MEC for Education in the Free State, Papi Kganare, is set to clampdown on teacher absenteeism in the province.
TARA TURKINGTON reports
SCHOOL was not easy for the MEC for Education in the Free State, Papi Kganare. It was at Sehunelo High school in Bloemfontein that Kganare learnt a valuable lesson about making your own success in life. ”I enjoyed maths,” he remembers. ”It was because of the teacher we had in Form II and III. Unfortunately, in Form IV and V, we didn’t have a maths teacher. We were given textbooks and we had to cope on our own.” Against all odds, Kganare swotted by himself and passed maths in matric.
Kganare was assigned the education portfolio in March 1999. Previously, he had been the province’s MEC for safety and security from 1994.
After school, he went to Pretoria and landed a job as an assistant librarian at Unisa. Although he was promoted quickly, he was dismissed the following year because he had been absent too much after being frequently detained for political involvement in the United Democratic Front.
In 1984, he started working as an organiser for the Commercial Catering and Allied Workers Union of South Africa and worked his way up to become the general secretary of the union — the position he held when he was elected a member of the Free State provincial legislature in 1994.
Since moving into his office in March, Kganare has not been afraid to get stuck into the many challenges facing education in the province. Right away, he says, ”we made it very clear that all teachers must be at school and teaching. All officials must give necessary support, and all kids must be off the street.”

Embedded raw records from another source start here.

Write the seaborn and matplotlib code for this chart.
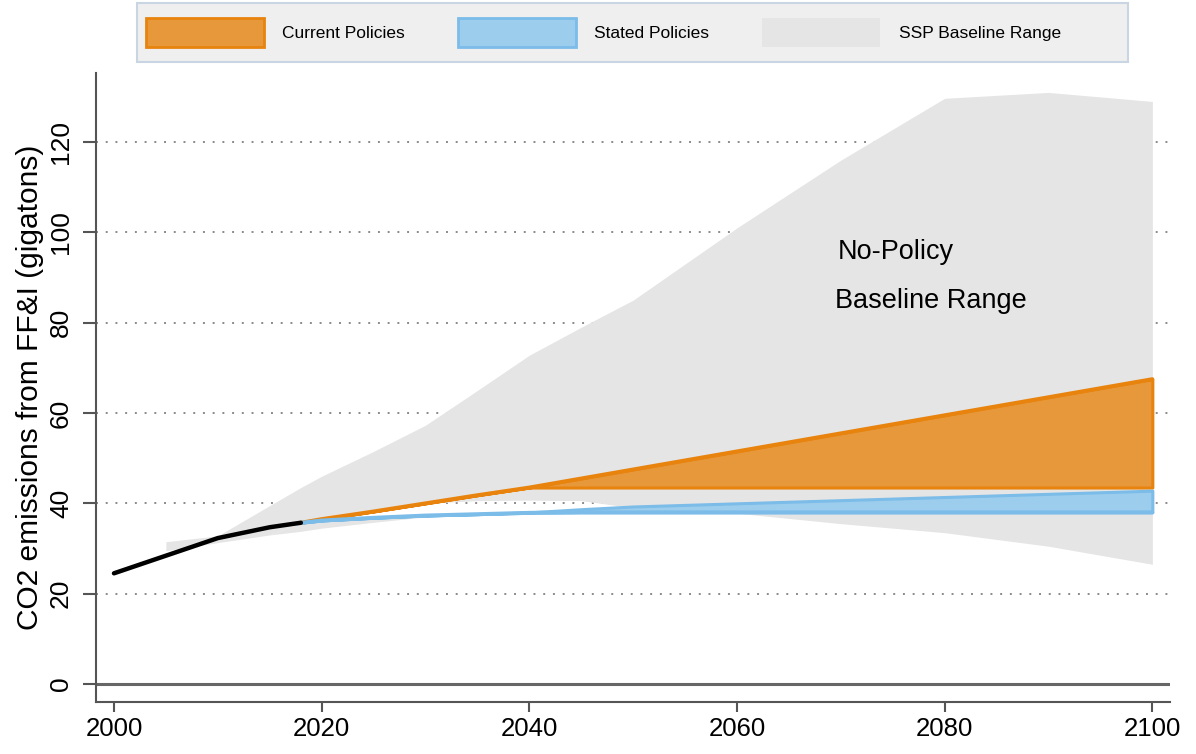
import numpy as np
import matplotlib
matplotlib.use("Agg")
import matplotlib.pyplot as plt
from matplotlib.patches import Patch, Rectangle
import seaborn as sns

# ==============================
# Data
# ==============================
hist_years = [2000, 2005, 2010, 2015, 2018]
hist_emissions = [24.5, 28.4, 32.3, 34.7, 35.7]

years_ssp = [2005, 2010, 2015, 2018, 2020, 2025, 2030, 2035, 2040, 2045,
             2050, 2055, 2060, 2070, 2080, 2090, 2100]
ssp_high = [31.5, 32.8, 39.5, 43.5, 46.0, 51.5, 57.3, 65.0, 72.8, 79.0,
            85.0, 93.0, 101.0, 116.0, 129.7, 131.0, 129.0]
ssp_low = [29.5, 31.3, 33.0, 33.8, 34.5, 35.8, 37.0, 37.6, 37.9, 38.1,
           38.2, 38.2, 37.8, 35.5, 33.5, 30.5, 26.5]
# white gap inside the SSP range (between the two policy paths)
gap_low = [29.5, 31.3, 33.0, 35.7, 36.2, 36.8, 37.3, 37.6, 37.9, 38.1,
           38.3, 38.2, 37.8, 35.5, 33.5, 30.5, 26.5]
gap_high = [29.5, 31.3, 33.0, 35.7, 36.5, 38.2, 40.0, 40.6, 40.7, 40.6,
            39.0, 38.2, 37.8, 35.5, 33.5, 30.5, 26.5]

years_policy = [2018, 2020, 2025, 2030, 2035, 2040, 2045, 2050, 2060,
                2070, 2080, 2090, 2100]
current_low = [35.7, 36.5, 38.2, 40.0, 41.8, 43.5, 43.5, 43.5, 43.5,
               43.5, 43.5, 43.5, 43.5]
current_high = [35.7, 36.5, 38.2, 40.0, 41.8, 43.5, 45.5, 47.5, 51.5,
                55.5, 59.5, 63.5, 67.5]
stated_low = [35.7, 36.2, 36.8, 37.3, 37.6, 37.9, 38.0, 38.0, 38.0,
              38.0, 38.0, 38.0, 38.0]
stated_high = [35.7, 36.2, 36.8, 37.3, 37.6, 38.0, 38.7, 39.3, 40.0,
               40.7, 41.4, 42.1, 42.8]

y_ticks = [0, 20, 40, 60, 80, 100, 120]
x_ticks = [2000, 2020, 2040, 2060, 2080, 2100]
legend_labels = ["Current Policies", "Stated Policies", "SSP Baseline Range"]

# colours
ORANGE_FILL = "#E6983A"
ORANGE_EDGE = "#E8830E"
BLUE_FILL = "#9DCDEC"
BLUE_EDGE = "#7BBCE9"
GRAY_FILL = "#E5E5E5"
AXIS_GRAY = "#555555"

# ==============================
# Plot
# ==============================
sns.set_style("white")
plt.rcParams['font.family'] = ['Liberation Sans', 'DejaVu Sans']
plt.rcParams['text.color'] = 'black'
plt.rcParams['axes.labelcolor'] = 'black'

fig = plt.figure(figsize=(11.96, 7.54), dpi=100)
ax = fig.add_axes([96 / 1196, 1 - 702 / 754, (1170 - 96) / 1196, (702 - 73) / 754])

# dotted grid + solid zero line
for yt in y_ticks[1:]:
    ax.axhline(yt, color="#8a8a8a", lw=1.4, ls=(0, (1, 4)), zorder=0)
ax.axhline(0, color="#666666", lw=2.2, zorder=1)

# SSP baseline range (with the white gap between policy paths)
ax.fill_between(years_ssp, gap_high, ssp_high, color=GRAY_FILL, lw=0, zorder=2)
ax.fill_between(years_ssp, ssp_low, gap_low, color=GRAY_FILL, lw=0, zorder=2)

# policy bands
ax.fill_between(years_policy, current_low, current_high, facecolor=ORANGE_FILL,
                edgecolor=ORANGE_EDGE, lw=2.2, zorder=3)
ax.fill_between(years_policy, stated_low, stated_high, facecolor=BLUE_FILL,
                edgecolor=BLUE_EDGE, lw=2.2, zorder=3)
sns.lineplot(x=years_policy, y=current_high, color=ORANGE_EDGE, lw=2.8, ax=ax, zorder=4)
sns.lineplot(x=years_policy, y=stated_low, color=BLUE_EDGE, lw=2.8, ax=ax, zorder=4)

# historical emissions
sns.lineplot(x=hist_years, y=hist_emissions, color="black", lw=3.2, ax=ax, zorder=5)

ax.text(2069.7, 95.6, "No-Policy", fontsize=19.5, va="center", ha="left", zorder=6)
ax.text(2069.4, 84.9, "Baseline Range", fontsize=19.5, va="center", ha="left", zorder=6)

# axes styling
ax.set_xlim(1998.27, 2101.7)
ax.set_ylim(-4, 135.3)
ax.set_xticks(x_ticks)
ax.set_yticks(y_ticks)
ax.set_yticklabels([str(v) for v in y_ticks], rotation=90, va="center")
ax.tick_params(axis="y", direction="out", length=9.5, width=1.5, color=AXIS_GRAY,
               labelsize=19, pad=7, left=True, labelcolor="black")
ax.tick_params(axis="x", direction="out", length=7, width=1.5, color=AXIS_GRAY,
               labelsize=18.5, pad=4, bottom=True, labelcolor="black")
ax.set_ylabel("CO2 emissions from FF&I (gigatons)", fontsize=21.5, labelpad=4)
ax.grid(False)

for side in ["top", "right"]:
    ax.spines[side].set_visible(False)
for side in ["left", "bottom"]:
    ax.spines[side].set_color(AXIS_GRAY)
    ax.spines[side].set_linewidth(1.5)

# legend box across the top
fig.patches.append(Rectangle((137 / 1196, 1 - 62 / 754), (1128 - 137) / 1196, 59 / 754,
                             transform=fig.transFigure, facecolor="#EFEFEF",
                             edgecolor="#C9D5E3", lw=1.5, zorder=0))
handles = [
    Patch(facecolor=ORANGE_FILL, edgecolor=ORANGE_EDGE, lw=2),
    Patch(facecolor=BLUE_FILL, edgecolor=BLUE_EDGE, lw=2),
    Patch(facecolor=GRAY_FILL, edgecolor=GRAY_FILL, lw=0),
]
leg = fig.legend(handles, legend_labels, ncol=3, loc="center left",
                 bbox_to_anchor=(146 / 1196, 1 - 32.5 / 754),
                 borderaxespad=0, borderpad=0, fontsize=12.5,
                 handlelength=6.8, handleheight=2.2, handletextpad=1.05,
                 columnspacing=3.05, frameon=False)

fig.savefig("out.png", dpi=100, facecolor="white")
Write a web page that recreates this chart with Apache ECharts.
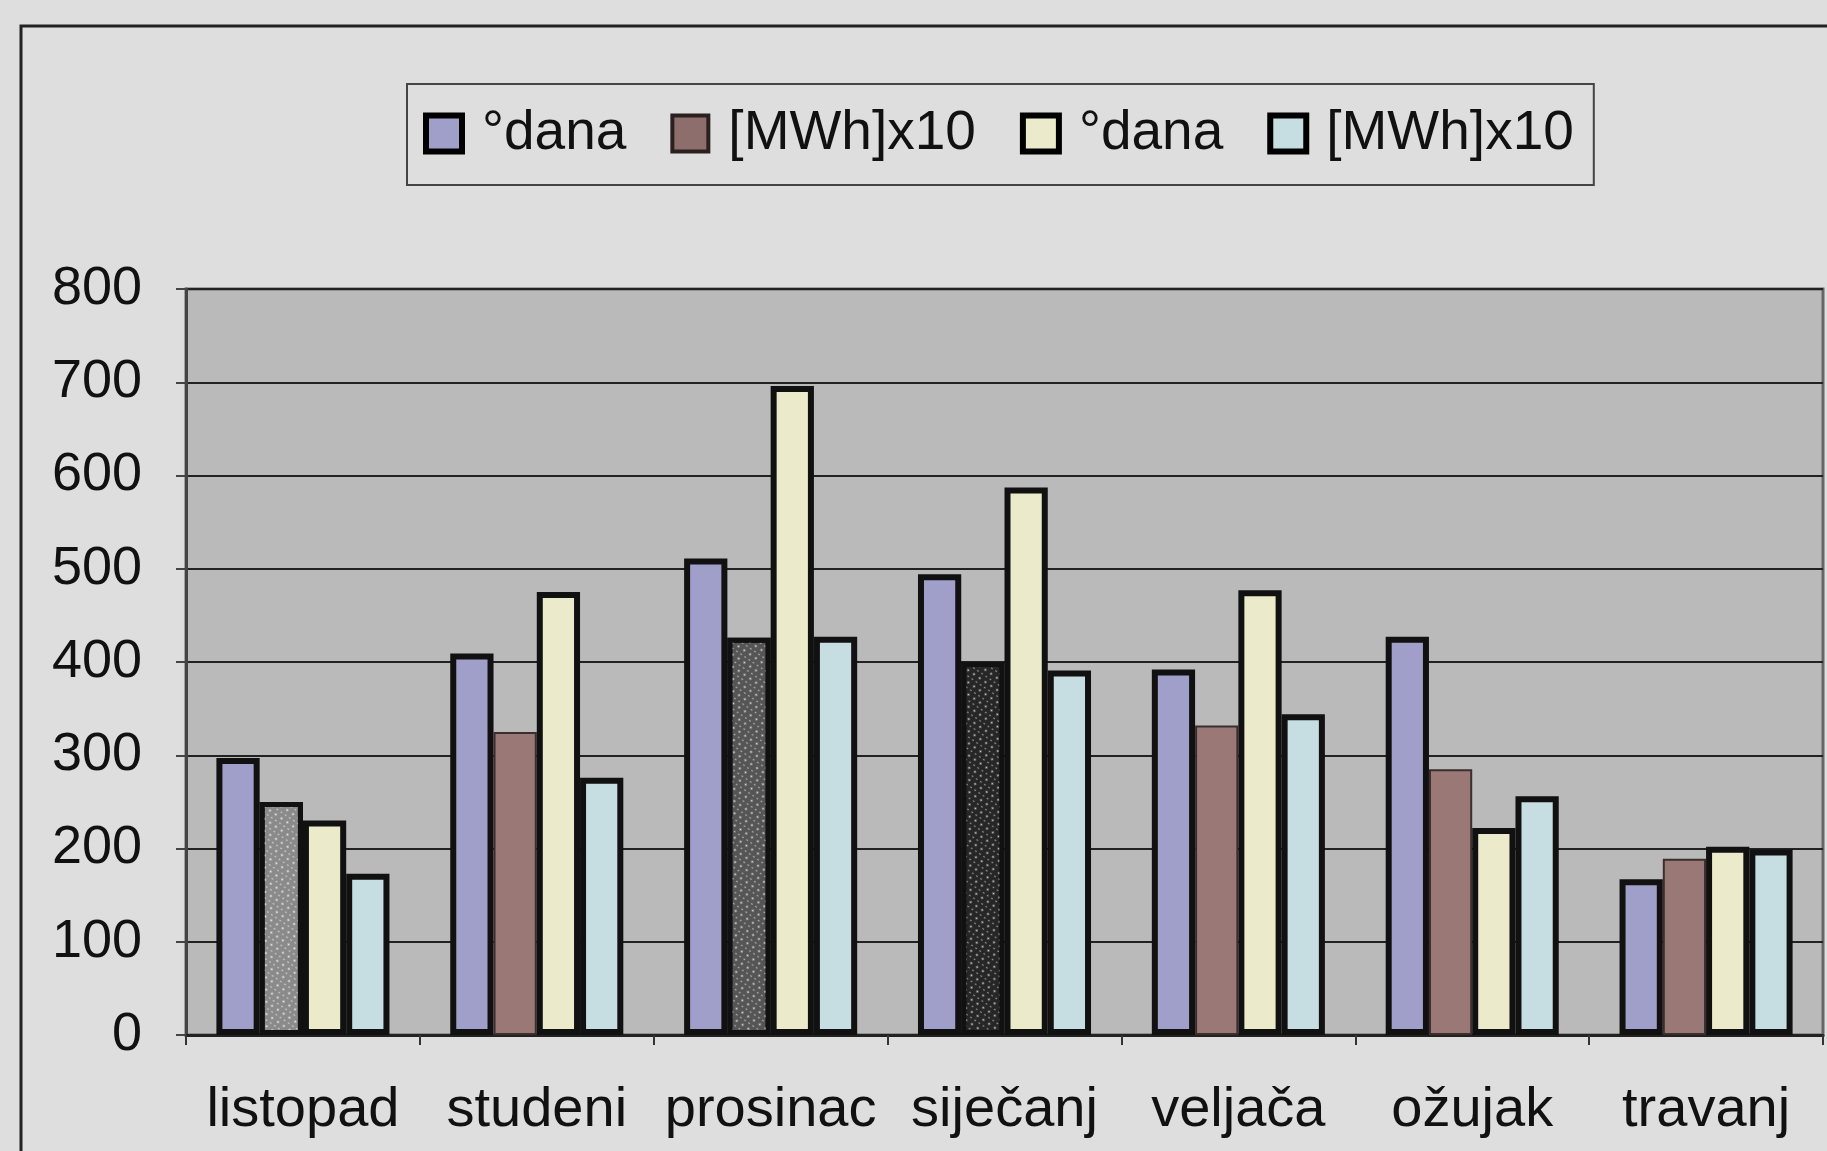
<!DOCTYPE html>
<html>
<head>
<meta charset="utf-8">
<script src="https://cdn.jsdelivr.net/npm/echarts@6/dist/echarts.min.js"></script>
<style>
html,body{margin:0;padding:0;background:#dedede;}
#chart{width:1827px;height:1151px;}
</style>
</head>
<body>
<div id="chart"></div>
<script>
const categories = ['listopad', 'studeni', 'prosinac', 'siječanj', 'veljača', 'ožujak', 'travanj'];
const seriesNames = ['°dana#1', '[MWh]x10#1', '°dana#2', '[MWh]x10#2'];
const dana1 = [297, 409, 511, 494, 392, 427, 167];
const mwh1 = [250, 325, 426, 400, 332, 285, 189];
const dana2 = [230, 475, 696, 587, 477, 222, 202];
const mwh2 = [173, 276, 427, 391, 344, 256, 199];
const yTicks = { min: 0, max: 800, interval: 100 };
const patternedIdx = [0, 2, 3];

const FONT = "'Liberation Sans', Arial, sans-serif";
const chart = echarts.init(document.getElementById('chart'));

const patternFill = [
  { color: '#8a8a8a', decal: '#f0f0f0' },
  null,
  { color: '#555555', decal: '#dddddd' },
  { color: '#262626', decal: '#cfcfcf' }
];

const mwh1Data = mwh1.map((v, i) => {
  if (patternedIdx.indexOf(i) >= 0) {
    const p = patternFill[i];
    return {
      value: v,
      itemStyle: {
        color: p.color,
        borderColor: '#111',
        borderWidth: 5,
        decal: {
          symbol: 'circle',
          symbolSize: 0.7,
          color: p.decal,
          dashArrayX: [[3, 4], [2, 3]],
          dashArrayY: [3, 2],
          rotation: 0.6
        }
      }
    };
  }
  return { value: v };
});

const barBase = {
  type: 'bar',
  barGap: '0%',
  barCategoryGap: '26%'
};

chart.setOption({
  backgroundColor: '#dedede',
  animation: false,
  textStyle: { fontFamily: FONT },
  graphic: [{
    type: 'rect',
    z: -1,
    shape: { x: 21, y: 26, width: 2000, height: 2000 },
    style: { fill: 'none', stroke: '#222', lineWidth: 3 }
  }],
  legend: {
    left: 407,
    top: 84,
    icon: 'rect',
    padding: [22, 20, 24, 16],
    itemGap: 44,
    itemWidth: 36,
    itemHeight: 36,
    borderColor: '#444',
    borderWidth: 2,
    formatter: name => name.split('#')[0],
    textStyle: { fontSize: 55, color: '#111', fontFamily: FONT, padding: [0, 0, 0, 15] },
    data: seriesNames.map((n, i) => ({
      name: n,
      itemStyle: i === 1
        ? { color: '#8e6e6c', borderColor: '#2a2020', borderWidth: 4, decal: 'none' }
        : { borderColor: '#000', borderWidth: 6 }
    }))
  },
  grid: {
    left: 186, right: 4, top: 289, bottom: 116,
    show: true,
    backgroundColor: '#bababa',
    borderColor: '#666',
    borderWidth: 3
  },
  xAxis: {
    type: 'category',
    data: categories,
    axisLine: { lineStyle: { color: '#222', width: 3 } },
    axisTick: { show: true, length: 10, lineStyle: { color: '#333', width: 2 } },
    axisLabel: { interval: 0, fontSize: 56, color: '#111', margin: 48, fontFamily: FONT }
  },
  yAxis: {
    type: 'value',
    min: yTicks.min,
    max: yTicks.max,
    interval: yTicks.interval,
    axisLine: { show: true, lineStyle: { color: '#444', width: 3 } },
    axisTick: { show: true, length: 10, lineStyle: { color: '#444', width: 2 } },
    axisLabel: { fontSize: 54, color: '#111', margin: 44, fontFamily: FONT },
    splitLine: { lineStyle: { color: '#222', width: 2 } }
  },
  series: [
    Object.assign({}, barBase, {
      name: seriesNames[0], data: dana1,
      itemStyle: { color: '#a09fc9', borderColor: '#111', borderWidth: 6 }
    }),
    Object.assign({}, barBase, {
      name: seriesNames[1], data: mwh1Data,
      itemStyle: { color: '#9a7876', borderColor: '#3a2e2e', borderWidth: 2 }
    }),
    Object.assign({}, barBase, {
      name: seriesNames[2], data: dana2,
      itemStyle: { color: '#ebeacb', borderColor: '#111', borderWidth: 6 }
    }),
    Object.assign({}, barBase, {
      name: seriesNames[3], data: mwh2,
      itemStyle: { color: '#c6dde2', borderColor: '#111', borderWidth: 6 }
    })
  ]
});
</script>
</body>
</html>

He closed down several schools where problems were rife. At Seemahale High school in Botshabelo, Kganare’s department is instituting disciplinary charges against 34 out of 38 teachers for being absent from school without leave.
Kganare agreed that absenteeism was far more widespread in the Free State than in Botshabelo alone, but that he was committed to fighting it.
Now, he says, he will also conduct a province-wide audit in the first half of this year to ascertain which teachers have missed school without permission, and will deduct the appropriate amounts from all their salaries.
The department is in the process of appointing an accounting firm to conduct an audit of the leave records of all 32 000 people employed in the Free State education department.
Kganare says, ”We are also putting pressure on all ex-Model C schools to employ black teachers and that white teachers applying for posts in the townships are treated equally. A number of white teachers are now teaching in Free State township schools. At first the black teachers wanted to revolt. They told me: ‘This is our school!’ I said, ‘It’s not your school, it belongs to the people of South Africa.”’
— The Teacher/Mail & Guardian, February 7, 2000.